Data block —
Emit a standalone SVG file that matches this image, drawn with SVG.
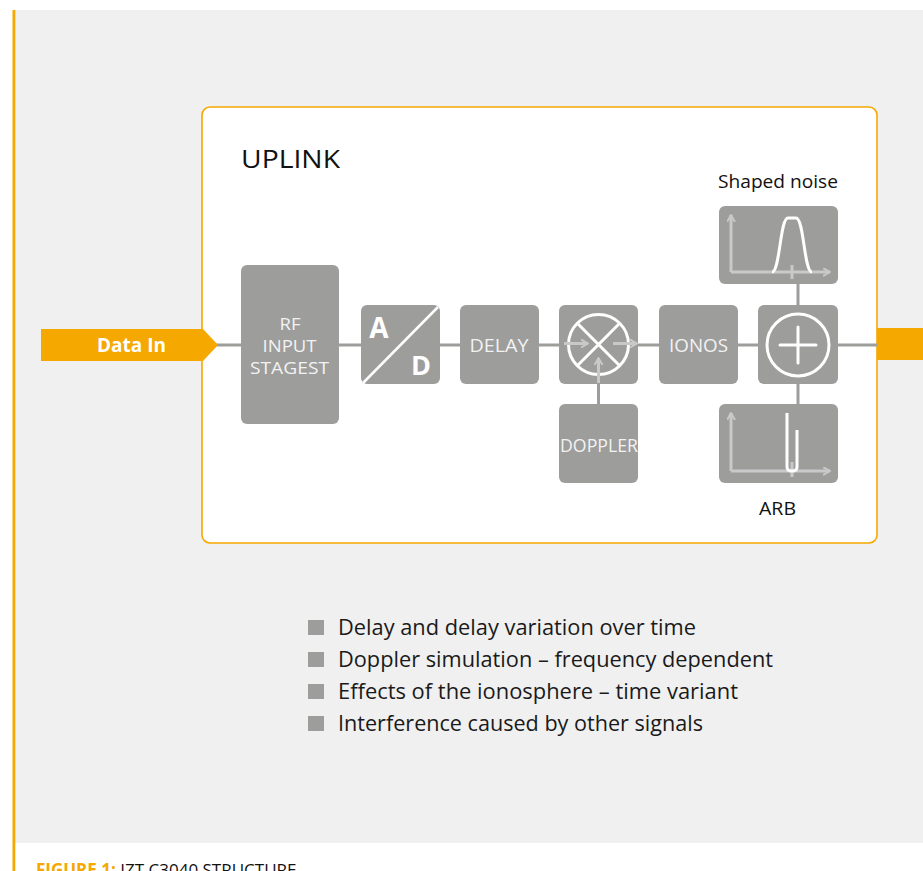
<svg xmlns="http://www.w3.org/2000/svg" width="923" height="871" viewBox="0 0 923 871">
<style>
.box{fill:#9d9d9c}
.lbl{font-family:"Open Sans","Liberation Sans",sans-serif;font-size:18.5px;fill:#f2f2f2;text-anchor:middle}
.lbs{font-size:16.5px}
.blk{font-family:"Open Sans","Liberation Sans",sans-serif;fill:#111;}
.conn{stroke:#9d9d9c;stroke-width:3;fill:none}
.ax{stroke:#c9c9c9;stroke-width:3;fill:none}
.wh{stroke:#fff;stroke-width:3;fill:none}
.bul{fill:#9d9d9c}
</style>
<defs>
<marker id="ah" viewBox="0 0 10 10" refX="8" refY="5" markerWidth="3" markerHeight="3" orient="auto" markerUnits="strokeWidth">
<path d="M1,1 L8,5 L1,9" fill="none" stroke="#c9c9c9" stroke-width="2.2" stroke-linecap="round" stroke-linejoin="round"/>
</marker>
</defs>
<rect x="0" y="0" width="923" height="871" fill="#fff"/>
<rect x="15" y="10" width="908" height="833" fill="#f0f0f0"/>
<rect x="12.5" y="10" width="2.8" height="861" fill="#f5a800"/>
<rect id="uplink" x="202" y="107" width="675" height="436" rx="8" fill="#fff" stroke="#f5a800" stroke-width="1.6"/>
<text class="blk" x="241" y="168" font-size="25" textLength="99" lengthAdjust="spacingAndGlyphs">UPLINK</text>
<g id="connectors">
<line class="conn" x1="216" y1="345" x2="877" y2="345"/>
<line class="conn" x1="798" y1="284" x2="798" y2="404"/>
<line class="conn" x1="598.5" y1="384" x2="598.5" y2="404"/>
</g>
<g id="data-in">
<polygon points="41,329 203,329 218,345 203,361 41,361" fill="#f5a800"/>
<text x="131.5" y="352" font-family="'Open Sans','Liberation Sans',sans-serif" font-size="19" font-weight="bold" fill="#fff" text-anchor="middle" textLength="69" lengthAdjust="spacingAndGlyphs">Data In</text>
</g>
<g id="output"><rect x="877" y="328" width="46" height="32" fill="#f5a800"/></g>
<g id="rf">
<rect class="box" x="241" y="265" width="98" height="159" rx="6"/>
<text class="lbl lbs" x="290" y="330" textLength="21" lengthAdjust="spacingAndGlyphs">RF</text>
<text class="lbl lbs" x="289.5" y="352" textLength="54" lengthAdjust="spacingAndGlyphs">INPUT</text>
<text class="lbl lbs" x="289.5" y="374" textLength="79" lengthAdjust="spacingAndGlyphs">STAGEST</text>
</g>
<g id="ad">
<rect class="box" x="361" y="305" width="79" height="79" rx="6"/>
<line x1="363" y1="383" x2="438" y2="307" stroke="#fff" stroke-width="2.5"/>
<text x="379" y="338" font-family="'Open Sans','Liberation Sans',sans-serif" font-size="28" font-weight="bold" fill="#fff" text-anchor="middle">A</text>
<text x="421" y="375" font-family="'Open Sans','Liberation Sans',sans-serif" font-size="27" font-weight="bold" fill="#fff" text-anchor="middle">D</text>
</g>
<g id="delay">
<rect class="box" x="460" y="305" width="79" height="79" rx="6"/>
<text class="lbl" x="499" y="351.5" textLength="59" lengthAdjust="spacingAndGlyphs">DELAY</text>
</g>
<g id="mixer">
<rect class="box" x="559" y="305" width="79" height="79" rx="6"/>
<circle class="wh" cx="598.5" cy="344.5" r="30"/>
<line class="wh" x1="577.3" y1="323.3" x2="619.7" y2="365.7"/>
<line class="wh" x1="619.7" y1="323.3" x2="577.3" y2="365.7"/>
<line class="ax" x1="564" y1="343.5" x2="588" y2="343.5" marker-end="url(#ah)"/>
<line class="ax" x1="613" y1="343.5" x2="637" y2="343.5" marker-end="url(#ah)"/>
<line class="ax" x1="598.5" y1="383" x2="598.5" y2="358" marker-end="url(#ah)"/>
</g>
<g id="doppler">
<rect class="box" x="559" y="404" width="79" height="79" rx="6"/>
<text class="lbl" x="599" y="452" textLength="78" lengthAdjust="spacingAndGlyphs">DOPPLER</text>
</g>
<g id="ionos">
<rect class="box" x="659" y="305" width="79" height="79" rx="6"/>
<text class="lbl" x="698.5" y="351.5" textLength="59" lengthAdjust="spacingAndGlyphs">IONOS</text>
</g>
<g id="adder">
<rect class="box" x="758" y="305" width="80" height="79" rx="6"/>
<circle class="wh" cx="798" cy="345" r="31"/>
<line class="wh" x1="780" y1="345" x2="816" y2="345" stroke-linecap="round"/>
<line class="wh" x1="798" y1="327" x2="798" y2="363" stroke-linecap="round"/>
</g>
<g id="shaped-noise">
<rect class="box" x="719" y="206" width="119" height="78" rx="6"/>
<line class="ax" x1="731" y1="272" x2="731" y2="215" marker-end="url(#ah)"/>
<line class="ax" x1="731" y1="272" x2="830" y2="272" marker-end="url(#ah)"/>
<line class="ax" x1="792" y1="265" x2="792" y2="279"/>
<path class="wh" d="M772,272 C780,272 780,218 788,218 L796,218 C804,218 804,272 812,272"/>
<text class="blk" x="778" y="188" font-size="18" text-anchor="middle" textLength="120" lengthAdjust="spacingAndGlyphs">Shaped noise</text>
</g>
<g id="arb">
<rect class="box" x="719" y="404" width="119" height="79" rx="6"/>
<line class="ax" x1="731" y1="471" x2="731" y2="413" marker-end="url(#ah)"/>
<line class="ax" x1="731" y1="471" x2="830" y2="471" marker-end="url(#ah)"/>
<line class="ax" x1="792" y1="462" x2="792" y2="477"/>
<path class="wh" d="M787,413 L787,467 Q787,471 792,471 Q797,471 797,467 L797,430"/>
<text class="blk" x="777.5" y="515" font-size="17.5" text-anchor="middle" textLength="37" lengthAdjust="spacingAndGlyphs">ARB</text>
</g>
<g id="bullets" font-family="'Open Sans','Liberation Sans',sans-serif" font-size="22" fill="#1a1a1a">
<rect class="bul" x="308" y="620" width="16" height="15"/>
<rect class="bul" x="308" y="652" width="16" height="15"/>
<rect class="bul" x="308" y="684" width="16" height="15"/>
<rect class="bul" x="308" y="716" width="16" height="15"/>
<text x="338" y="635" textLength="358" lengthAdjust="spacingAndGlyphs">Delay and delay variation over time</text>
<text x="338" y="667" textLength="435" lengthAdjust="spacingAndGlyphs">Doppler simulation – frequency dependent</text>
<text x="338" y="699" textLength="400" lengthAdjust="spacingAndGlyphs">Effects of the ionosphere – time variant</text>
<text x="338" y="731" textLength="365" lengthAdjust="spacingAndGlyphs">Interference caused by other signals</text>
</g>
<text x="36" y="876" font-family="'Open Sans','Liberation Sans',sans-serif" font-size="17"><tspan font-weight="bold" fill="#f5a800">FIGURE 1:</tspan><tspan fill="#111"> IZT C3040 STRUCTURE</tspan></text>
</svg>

Given problem — Every line above should be returned word for word, with the pictures left behind.

Response below —
Emit a standalone SVG file that matches this image, drawn with SVG.
<svg xmlns="http://www.w3.org/2000/svg" width="923" height="871" viewBox="0 0 923 871">
<style>
.box{fill:#9d9d9c}
.lbl{font-family:"Open Sans","Liberation Sans",sans-serif;font-size:18.5px;fill:#f2f2f2;text-anchor:middle}
.lbs{font-size:16.5px}
.blk{font-family:"Open Sans","Liberation Sans",sans-serif;fill:#111;}
.conn{stroke:#9d9d9c;stroke-width:3;fill:none}
.ax{stroke:#c9c9c9;stroke-width:3;fill:none}
.wh{stroke:#fff;stroke-width:3;fill:none}
.bul{fill:#9d9d9c}
</style>
<defs>
<marker id="ah" viewBox="0 0 10 10" refX="8" refY="5" markerWidth="3" markerHeight="3" orient="auto" markerUnits="strokeWidth">
<path d="M1,1 L8,5 L1,9" fill="none" stroke="#c9c9c9" stroke-width="2.2" stroke-linecap="round" stroke-linejoin="round"/>
</marker>
</defs>
<rect x="0" y="0" width="923" height="871" fill="#fff"/>
<rect x="15" y="10" width="908" height="833" fill="#f0f0f0"/>
<rect x="12.5" y="10" width="2.8" height="861" fill="#f5a800"/>
<rect id="uplink" x="202" y="107" width="675" height="436" rx="8" fill="#fff" stroke="#f5a800" stroke-width="1.6"/>
<text class="blk" x="241" y="168" font-size="25" textLength="99" lengthAdjust="spacingAndGlyphs">UPLINK</text>
<g id="connectors">
<line class="conn" x1="216" y1="345" x2="877" y2="345"/>
<line class="conn" x1="798" y1="284" x2="798" y2="404"/>
<line class="conn" x1="598.5" y1="384" x2="598.5" y2="404"/>
</g>
<g id="data-in">
<polygon points="41,329 203,329 218,345 203,361 41,361" fill="#f5a800"/>
<text x="131.5" y="352" font-family="'Open Sans','Liberation Sans',sans-serif" font-size="19" font-weight="bold" fill="#fff" text-anchor="middle" textLength="69" lengthAdjust="spacingAndGlyphs">Data In</text>
</g>
<g id="output"><rect x="877" y="328" width="46" height="32" fill="#f5a800"/></g>
<g id="rf">
<rect class="box" x="241" y="265" width="98" height="159" rx="6"/>
<text class="lbl lbs" x="290" y="330" textLength="21" lengthAdjust="spacingAndGlyphs">RF</text>
<text class="lbl lbs" x="289.5" y="352" textLength="54" lengthAdjust="spacingAndGlyphs">INPUT</text>
<text class="lbl lbs" x="289.5" y="374" textLength="79" lengthAdjust="spacingAndGlyphs">STAGEST</text>
</g>
<g id="ad">
<rect class="box" x="361" y="305" width="79" height="79" rx="6"/>
<line x1="363" y1="383" x2="438" y2="307" stroke="#fff" stroke-width="2.5"/>
<text x="379" y="338" font-family="'Open Sans','Liberation Sans',sans-serif" font-size="28" font-weight="bold" fill="#fff" text-anchor="middle">A</text>
<text x="421" y="375" font-family="'Open Sans','Liberation Sans',sans-serif" font-size="27" font-weight="bold" fill="#fff" text-anchor="middle">D</text>
</g>
<g id="delay">
<rect class="box" x="460" y="305" width="79" height="79" rx="6"/>
<text class="lbl" x="499" y="351.5" textLength="59" lengthAdjust="spacingAndGlyphs">DELAY</text>
</g>
<g id="mixer">
<rect class="box" x="559" y="305" width="79" height="79" rx="6"/>
<circle class="wh" cx="598.5" cy="344.5" r="30"/>
<line class="wh" x1="577.3" y1="323.3" x2="619.7" y2="365.7"/>
<line class="wh" x1="619.7" y1="323.3" x2="577.3" y2="365.7"/>
<line class="ax" x1="564" y1="343.5" x2="588" y2="343.5" marker-end="url(#ah)"/>
<line class="ax" x1="613" y1="343.5" x2="637" y2="343.5" marker-end="url(#ah)"/>
<line class="ax" x1="598.5" y1="383" x2="598.5" y2="358" marker-end="url(#ah)"/>
</g>
<g id="doppler">
<rect class="box" x="559" y="404" width="79" height="79" rx="6"/>
<text class="lbl" x="599" y="452" textLength="78" lengthAdjust="spacingAndGlyphs">DOPPLER</text>
</g>
<g id="ionos">
<rect class="box" x="659" y="305" width="79" height="79" rx="6"/>
<text class="lbl" x="698.5" y="351.5" textLength="59" lengthAdjust="spacingAndGlyphs">IONOS</text>
</g>
<g id="adder">
<rect class="box" x="758" y="305" width="80" height="79" rx="6"/>
<circle class="wh" cx="798" cy="345" r="31"/>
<line class="wh" x1="780" y1="345" x2="816" y2="345" stroke-linecap="round"/>
<line class="wh" x1="798" y1="327" x2="798" y2="363" stroke-linecap="round"/>
</g>
<g id="shaped-noise">
<rect class="box" x="719" y="206" width="119" height="78" rx="6"/>
<line class="ax" x1="731" y1="272" x2="731" y2="215" marker-end="url(#ah)"/>
<line class="ax" x1="731" y1="272" x2="830" y2="272" marker-end="url(#ah)"/>
<line class="ax" x1="792" y1="265" x2="792" y2="279"/>
<path class="wh" d="M772,272 C780,272 780,218 788,218 L796,218 C804,218 804,272 812,272"/>
<text class="blk" x="778" y="188" font-size="18" text-anchor="middle" textLength="120" lengthAdjust="spacingAndGlyphs">Shaped noise</text>
</g>
<g id="arb">
<rect class="box" x="719" y="404" width="119" height="79" rx="6"/>
<line class="ax" x1="731" y1="471" x2="731" y2="413" marker-end="url(#ah)"/>
<line class="ax" x1="731" y1="471" x2="830" y2="471" marker-end="url(#ah)"/>
<line class="ax" x1="792" y1="462" x2="792" y2="477"/>
<path class="wh" d="M787,413 L787,467 Q787,471 792,471 Q797,471 797,467 L797,430"/>
<text class="blk" x="777.5" y="515" font-size="17.5" text-anchor="middle" textLength="37" lengthAdjust="spacingAndGlyphs">ARB</text>
</g>
<g id="bullets" font-family="'Open Sans','Liberation Sans',sans-serif" font-size="22" fill="#1a1a1a">
<rect class="bul" x="308" y="620" width="16" height="15"/>
<rect class="bul" x="308" y="652" width="16" height="15"/>
<rect class="bul" x="308" y="684" width="16" height="15"/>
<rect class="bul" x="308" y="716" width="16" height="15"/>
<text x="338" y="635" textLength="358" lengthAdjust="spacingAndGlyphs">Delay and delay variation over time</text>
<text x="338" y="667" textLength="435" lengthAdjust="spacingAndGlyphs">Doppler simulation – frequency dependent</text>
<text x="338" y="699" textLength="400" lengthAdjust="spacingAndGlyphs">Effects of the ionosphere – time variant</text>
<text x="338" y="731" textLength="365" lengthAdjust="spacingAndGlyphs">Interference caused by other signals</text>
</g>
<text x="36" y="876" font-family="'Open Sans','Liberation Sans',sans-serif" font-size="17"><tspan font-weight="bold" fill="#f5a800">FIGURE 1:</tspan><tspan fill="#111"> IZT C3040 STRUCTURE</tspan></text>
</svg>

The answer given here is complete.